Statement: Should a Conditional Access System (CAS) be implemented in India so TV viewers can select channels and pay only for those chosen? Arguments: I. Yes. CAS would give viewers freedom of choice and allow payment only for selected channels. II. No. The framework ignores clear rights/obligations of broadcasters, cable operators, and consumers, and may end up serving commercial interests over genuine consumer benefit. Select the option that best identifies the strong argument(s).

Difficulty: Easy

Correct Answer: if only argument I is strong

Explanation:

Introduction / Context:Statement–Argument questions judge whether an argument directly advances or undermines the policy in a principled, relevant way. Here, the policy is to implement a Conditional Access System (CAS) so viewers choose and pay only for selected channels.

Given Data / Assumptions:

  • CAS enables channel-level subscription.
  • Strong arguments should focus on consumer welfare, transparency, and enforceability.
  • We are not provided external statistics; evaluate intrinsic merit.

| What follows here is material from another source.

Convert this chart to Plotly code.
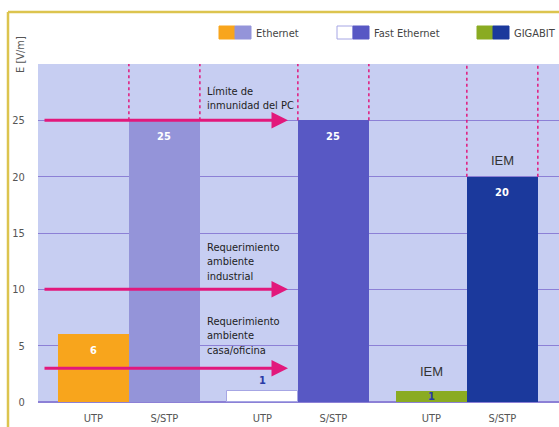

Concept / Approach:Argument I connects CAS to core consumer benefits—choice and price discrimination aligned with usage. Argument II claims the system neglects rights/obligations and primarily serves commercial interests, but provides no mechanism why CAS inherently prevents a proper regulatory framework or why it must harm consumers.

Step-by-Step Solution:• Assess I: Freedom to pick channels and pay only for them directly addresses consumer surplus and allocative efficiency ⇒ strong.• Assess II: Raises governance/design concerns but as stated is generic and assumes frameworks cannot be clarified. Without showing inherent defect in CAS, it is speculative ⇒ weak.

Verification / Alternative check:If II offered concrete evidence (e.g., mandated bundling negating choice, opaque pricing that historically raised bills), it could be stronger. As framed, it lacks specifics.

Why Other Options Are Wrong:Options including II overvalue an unsubstantiated caution; “either” is incorrect because I is independently strong; “neither” ignores I’s direct relevance.

Common Pitfalls:Confusing design/implementation gaps with invalidation of the underlying policy objective.

Final Answer:Only argument I is strong.